What was more relevant was its broad spread of torque, surging out of tight corners, pulling hard enough to get your attention with anything more than 3500rpm on the big central rev counter, accompanied by a lovely growly soundtrack.
Above 5000rpm the growl becomes a howl, as your seat comes up and gives you a klap across the kidneys. Next week starts getting closer at a sphincter-clenching rate and the road ahead seems to become a whole lot narrower.
In 'Normal' mode the PDK gearbox is incredibly smooth - you often don't even notice the upshifts - shifting instantly, without hesitation, whenever you hit the paddles.
FEELING LIKE A PRO
Then you press the Sport button and everything gets a whole lot sharper, the steering tightens and the transmission holds on to each gear for longer, accompanying each downshift on the overrun with a spine-tingling blip of the throttle that bounces back at you off the mountainsides and makes you feel like a real pro.
Press again for 'Sport+', and the Boxster becomes even more aggressive, seemingly always one gear too low and tugging on the leash like a badly trained Rottweiler.

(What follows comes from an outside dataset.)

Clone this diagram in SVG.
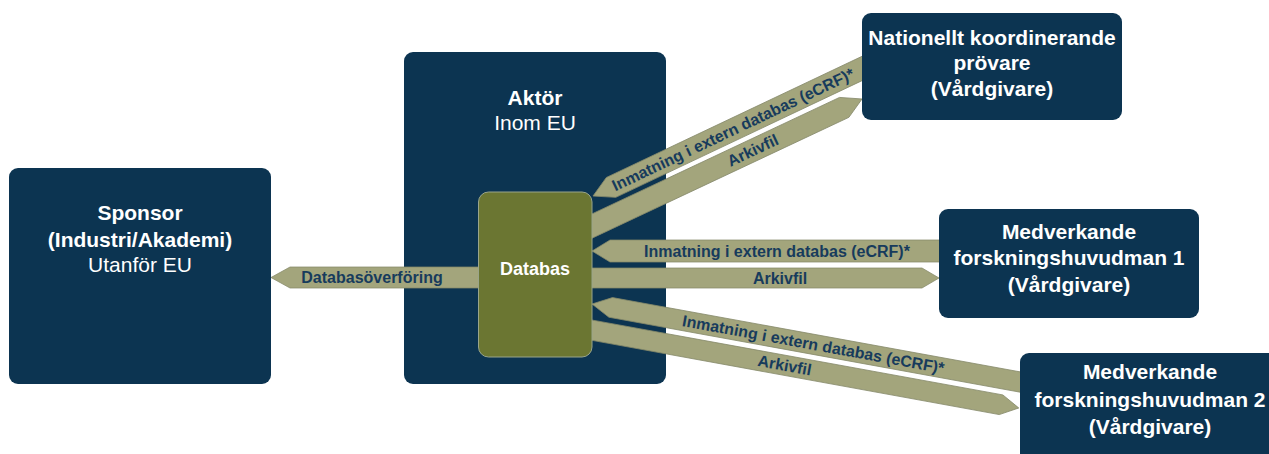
<svg xmlns="http://www.w3.org/2000/svg" width="1269" height="454" viewBox="0 0 1269 454">
  <style>
    .box { fill: #0c3451; }
    .db { fill: #6b7632; stroke: #9aa58a; stroke-width: 1; }
    .arrow { fill: #a3a57c; stroke: #85896a; stroke-width: 0.75; }
    .t { font-family: "Liberation Sans", Arial, sans-serif; fill: #ffffff; text-anchor: middle; font-size: 21px; }
    .b { font-weight: bold; }
    .lbl { font-family: "Liberation Sans", Arial, sans-serif; font-weight: bold; font-size: 16px; fill: #173b5c; text-anchor: middle; }
  </style>

  <rect width="1269" height="454" fill="#ffffff"/>

  <!-- Actor container (inside EU) -->
  <g id="aktor">
    <rect class="box" x="404" y="52" width="262" height="332" rx="9"/>
    <text class="t b" x="535" y="105">Aktör</text>
    <text class="t" x="535" y="130">Inom EU</text>
  </g>

  <!-- Data flows -->
  <g id="connectors">
    <!-- Database transfer to sponsor -->
    <polygon class="arrow" points="271,277.5 290,267 500,267 500,288 290,288"/>
    <text class="lbl" x="372" y="283">Databasöverföring</text>

    <!-- National coordinating investigator -->
    <g transform="translate(593,196) rotate(-25.36)">
      <polygon class="arrow" points="0,0 20,-11 320,-11 320,11 20,11"/>
      <text class="lbl" x="155" y="5.5">Inmatning i extern databas (eCRF)*</text>
    </g>
    <g transform="translate(580,231.7) rotate(-25.2)">
      <polygon class="arrow" points="0,-11 292,-11 311.7,0 292,11 0,11"/>
      <text class="lbl" x="191" y="5.5">Arkivfil</text>
    </g>

    <!-- Participating research principal 1 -->
    <polygon class="arrow" points="592,251 610,240 950,240 950,262 610,262"/>
    <text class="lbl" x="777" y="256.5">Inmatning i extern databas (eCRF)*</text>
    <polygon class="arrow" points="585,268 922,268 939,278 922,288 585,288"/>
    <text class="lbl" x="780" y="283.5">Arkivfil</text>

    <!-- Participating research principal 2 -->
    <g transform="translate(592,304) rotate(10.33)">
      <polygon class="arrow" points="0,0 19,-10 450,-10 450,10 19,10"/>
      <text class="lbl" x="225" y="5.5">Inmatning i extern databas (eCRF)*</text>
    </g>
    <g transform="translate(580,328) rotate(10.33)">
      <polygon class="arrow" points="0,-10 428,-10 446,0 428,10 0,10"/>
      <text class="lbl" x="208" y="5.5">Arkivfil</text>
    </g>
  </g>

  <g id="databas">
    <rect class="db" x="478.5" y="192" width="113.5" height="165" rx="10"/>
    <text class="t b" x="535" y="275" style="font-size:18px">Databas</text>
  </g>

  <g id="sponsor">
    <rect class="box" x="9" y="168" width="262" height="216" rx="9"/>
    <text class="t b" x="140" y="220">Sponsor</text>
    <text class="t b" x="140" y="247">(Industri/Akademi)</text>
    <text class="t" x="140" y="272">Utanför EU</text>
  </g>

  <g id="nationell">
    <rect class="box" x="862" y="13" width="260" height="107" rx="9"/>
    <text class="t b" x="992" y="45">Nationellt koordinerande</text>
    <text class="t b" x="992" y="70">prövare</text>
    <text class="t b" x="992" y="96">(Vårdgivare)</text>
  </g>

  <g id="medverkande1">
    <rect class="box" x="939" y="209" width="260" height="109" rx="9"/>
    <text class="t b" x="1069" y="239">Medverkande</text>
    <text class="t b" x="1069" y="265">forskningshuvudman 1</text>
    <text class="t b" x="1069" y="292">(Vårdgivare)</text>
  </g>

  <g id="medverkande2">
    <rect class="box" x="1020" y="353" width="262" height="112" rx="9"/>
    <text class="t b" x="1150" y="379">Medverkande</text>
    <text class="t b" x="1150" y="407">forskningshuvudman 2</text>
    <text class="t b" x="1150" y="434">(Vårdgivare)</text>
  </g>
</svg>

Unless you're on a racetrack or a fast road you know really well, it may demand more of its driver than you are comfortable with.
Nevertheless, what really makes the Boxster a supercar killer in anything but a straight line is its superbly agile chassis - in particular its precision steering, dead accurate and perfectly weighted, telling you exactly where you are on the road without jittery feedback.
The mid-mount layout places all the car's major masses between the axles; the new Boxster has 60mm more wheelbase than its predecessor but front overhang has been reduced 27mm so it's only 32mm longer overall.
The track is also 40mm wider in front and 18mm wider at the rear, placing the outsides of the 18” tyres flush with the wheel arches and imparting perfect balance on the road, the car seemingly always perfectly poised for the next move, giving you immense confidence that it will go exactly where it's pointed.
“A jagged mountainside on one side and a sheer drop on the other”
For the roads in the south of France - even the main roads - are incredibly narrow, and the corners, especially up in the Alpes Maritime, ridiculously tight. There are long stretches where the road is physically too narrow for two cars to pass each other and that rally stage, although tarred, is no wider than a suburban driveway, with a jagged mountainside on one side and a sheer drop on the other - and it's a two-way road with literally hundreds of blind corners.
So, although we never got the Boxster locked into one of those long sweepers beloved of supercar drivers, as a point-and-squirt tool it is without peer in my experience.
It is also very comfortable, the ride firm without being harsh and the multi-adjustable leather seats supportive without constricting driver movement.
However, the car is very low and the new architecture, which places the base of the windscreen 100mm further forward and rakes it more steeply towards the cockpit, necessitates very deep footwells, making getting in and out a bit of a mission.
But none of that matters as you cruise through the old harbour of St Tropez, making unnecessary downshifts into each little roundabout so that that the people sitting outside the cafes will look up and see the late afternoon sun glinting on the new Boxster's crisp lines, so much edgier than the previous model. Just for the moment you are living the life and man, it feels good.
The 2012 Porsche Boxster (Boxer engine in a roadster body - geddit?) is available to order now in South Africa now at R589 000 for the 2.7-litre, 195kW standard version and R699 000 for the Boxster S.